Bhupendra Kumar: This evening, there was a dust storm on my way home. It irritated my throat and eyes.

Pollution Diaries

Pryianshi Gupta: Today, a man with the smoke machine came to repel mosquitoes and other insects. It works, but it is very difficult to breathe due to the smoke.

Pollution Diaries

Sumanshu Rao: The situation is becoming unmanageable. Wind is bringing a massive blanket of smog, reports say that the rapid increasement of pollution happened because farmers are burning stubbles in neighbouring states. I saw children coughing and the number of patients in hospitals is raising as well.

Pollution Diaries

This new type of relationships also requires a change in imagination. If we really take something seriously, it means that we are at that point allowed to propose new possible worlds and inhabit them with diverse types of practices and skills. This opens the possibility of thinking and working differently. Different collocations help us to re-imagine our present and its problems. These problems allow for cooperation and further examination.

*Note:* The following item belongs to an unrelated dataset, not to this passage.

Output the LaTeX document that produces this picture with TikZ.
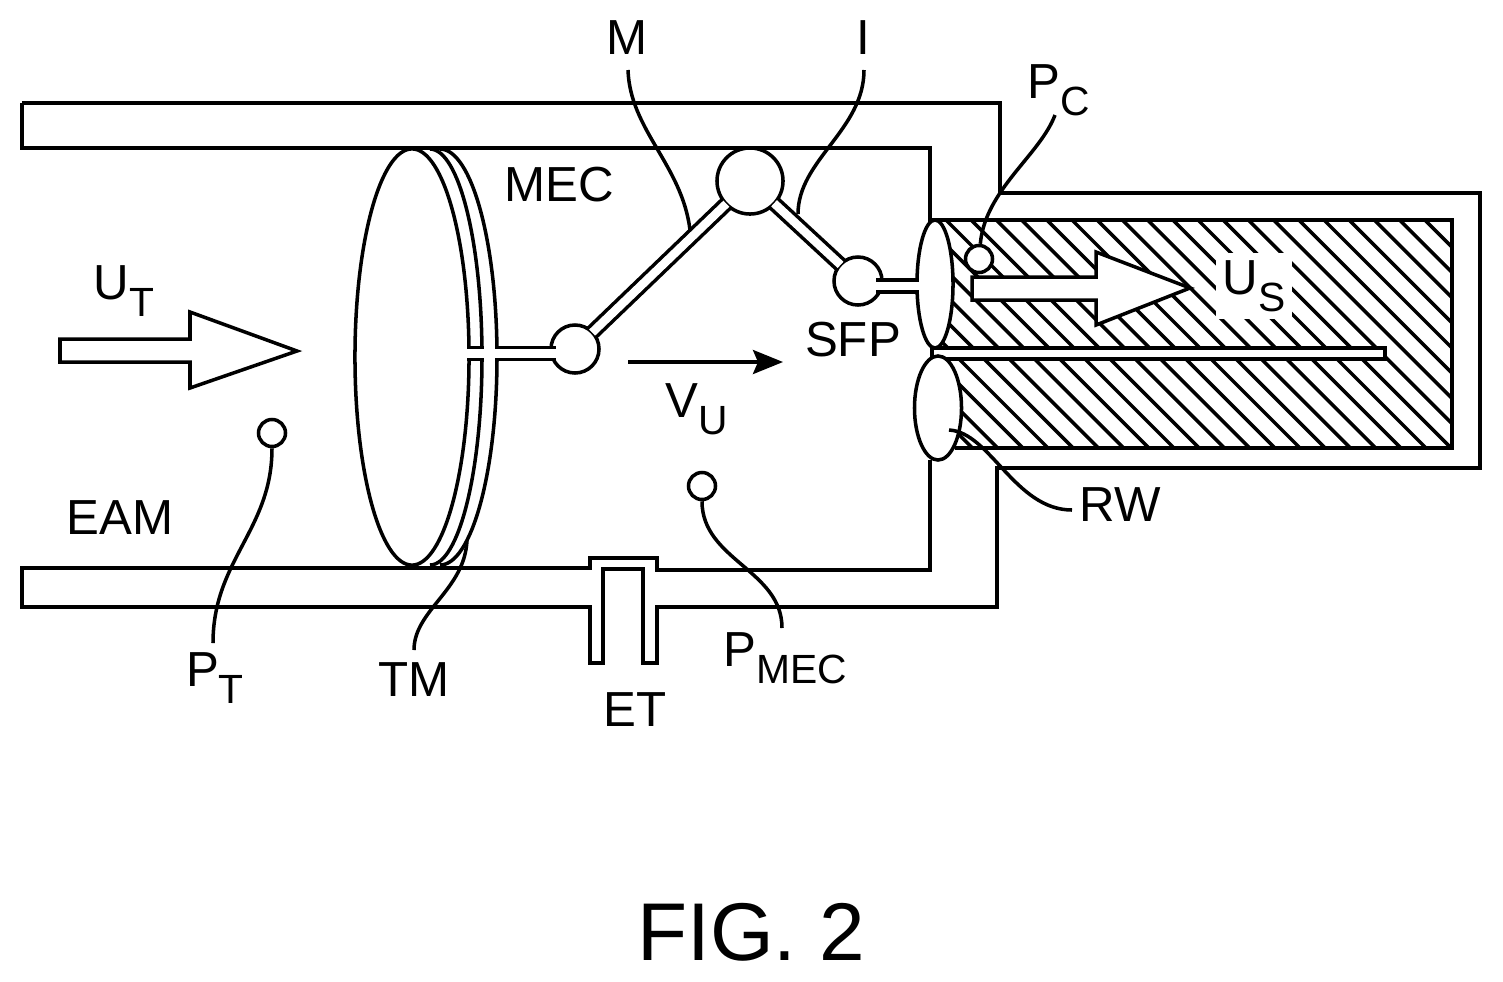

[Pollution Diaries]1 is something like a method for tracking, a platform for following the subtle shifts in the every-day, collaborative story-writing woven into each one of us, although born out of a single place. These stories allow us to touch those entities which oftentimes do not have human form, but whose qualities are undoubtedly affirmed and accelerated through human activity. [Pollution Diaries] is only one field which shows us what lies in store for us. We can enter into it any time. It is always open. But moving in this zone is not as easy as might seem at first sight. What is expected of you during your visit is that you will, under all circumstances, remain in the same space with those who are dear to you, but also with those who are distant, but also those who might seem as enemies. This means that such a visit can re-calibrate your ability to perceive and react. This is interesting, challenging, but also very risky.

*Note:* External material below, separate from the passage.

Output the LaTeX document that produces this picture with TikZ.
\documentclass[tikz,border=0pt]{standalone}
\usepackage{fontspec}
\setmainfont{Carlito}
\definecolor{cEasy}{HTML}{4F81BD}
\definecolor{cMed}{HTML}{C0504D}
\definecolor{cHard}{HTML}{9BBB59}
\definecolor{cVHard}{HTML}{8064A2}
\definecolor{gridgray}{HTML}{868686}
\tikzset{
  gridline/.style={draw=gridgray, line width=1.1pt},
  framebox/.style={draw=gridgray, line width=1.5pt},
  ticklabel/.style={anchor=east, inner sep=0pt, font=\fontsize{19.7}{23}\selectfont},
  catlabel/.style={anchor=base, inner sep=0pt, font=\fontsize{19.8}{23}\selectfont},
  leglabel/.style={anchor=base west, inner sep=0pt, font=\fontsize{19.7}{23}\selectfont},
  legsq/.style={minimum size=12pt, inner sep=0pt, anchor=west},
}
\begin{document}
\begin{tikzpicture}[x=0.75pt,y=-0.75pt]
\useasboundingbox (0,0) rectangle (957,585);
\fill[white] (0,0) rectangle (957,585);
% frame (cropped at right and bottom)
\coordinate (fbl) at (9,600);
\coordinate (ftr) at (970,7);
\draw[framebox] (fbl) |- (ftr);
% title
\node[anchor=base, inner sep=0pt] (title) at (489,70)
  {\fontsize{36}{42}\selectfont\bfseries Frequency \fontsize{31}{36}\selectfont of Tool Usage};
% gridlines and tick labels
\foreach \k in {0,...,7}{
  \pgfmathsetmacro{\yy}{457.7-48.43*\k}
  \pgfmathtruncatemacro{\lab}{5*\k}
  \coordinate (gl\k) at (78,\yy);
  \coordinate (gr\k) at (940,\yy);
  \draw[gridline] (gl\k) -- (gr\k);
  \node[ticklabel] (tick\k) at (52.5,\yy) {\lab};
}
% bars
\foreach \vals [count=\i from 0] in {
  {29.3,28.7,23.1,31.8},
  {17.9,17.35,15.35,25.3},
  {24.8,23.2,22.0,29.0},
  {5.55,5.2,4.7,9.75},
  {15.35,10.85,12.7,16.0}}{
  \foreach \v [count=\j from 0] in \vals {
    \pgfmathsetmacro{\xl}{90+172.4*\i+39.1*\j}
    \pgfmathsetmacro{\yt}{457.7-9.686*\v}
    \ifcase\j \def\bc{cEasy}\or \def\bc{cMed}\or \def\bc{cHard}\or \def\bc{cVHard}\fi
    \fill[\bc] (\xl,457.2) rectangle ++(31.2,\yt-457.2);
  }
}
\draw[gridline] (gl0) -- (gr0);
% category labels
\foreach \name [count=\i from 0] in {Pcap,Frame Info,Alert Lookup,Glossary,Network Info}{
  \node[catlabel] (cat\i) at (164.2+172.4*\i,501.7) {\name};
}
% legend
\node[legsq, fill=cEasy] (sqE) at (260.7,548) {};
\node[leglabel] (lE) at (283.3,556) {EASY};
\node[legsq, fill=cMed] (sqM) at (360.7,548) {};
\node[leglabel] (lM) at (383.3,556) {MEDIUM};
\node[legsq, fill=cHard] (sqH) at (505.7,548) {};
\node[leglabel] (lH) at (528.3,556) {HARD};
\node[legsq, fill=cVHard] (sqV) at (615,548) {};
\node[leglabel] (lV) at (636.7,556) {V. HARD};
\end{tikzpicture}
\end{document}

We should not relinquish our problems, neither during our epoch, nor at any other time. We should not block problems in the hope for a safer, more organized world. Our task is rather to stir up trouble. To evoke strong reactions to any destructive events. Only this can extend the time allotted to us. Only this will allow us to become truly present. We don’t need anything which might help us forget. Our ethical imperative should be to give inhuman life the space to compose without humanity, while humanity travels to worlds other than Earth. It might come to pass that something which we may have considered to be life will return to the surface of the Earth without us necessarily bearing witness to it. Monsters in the best sense of the word.

[Life is an untried and empty principle]

On 8 April, 2020 around 10.30 PM. Shweta Kapoor, a student of the first year at the university of New Delhi is having dinner with her family. The muffled sound of her cell phone is heard form the neighboring room. Shweta looks over at her mother – mother silently nods her approval. Shweta wipes her hands and leaves. She sits down in the corner of the room and picks up the telephone. An image of a night street fades away on her screen. The room is again dark. Shweta unlocks her phone to look at the photograph which lights up her face. She is smiling. Under the image, there is a short text message from her friends: […] People are now going outside, saying: “Let’s go out to breathe the fresh air.”

Pollution Diaries


This text and these photographs form part of the publication [Pollution Diaries].

The author and editor of the publication is Veronika Resslová, a Czech language teacher at the University of Delhi. The book [Pollution Diaries] will be published in the second half of 2020.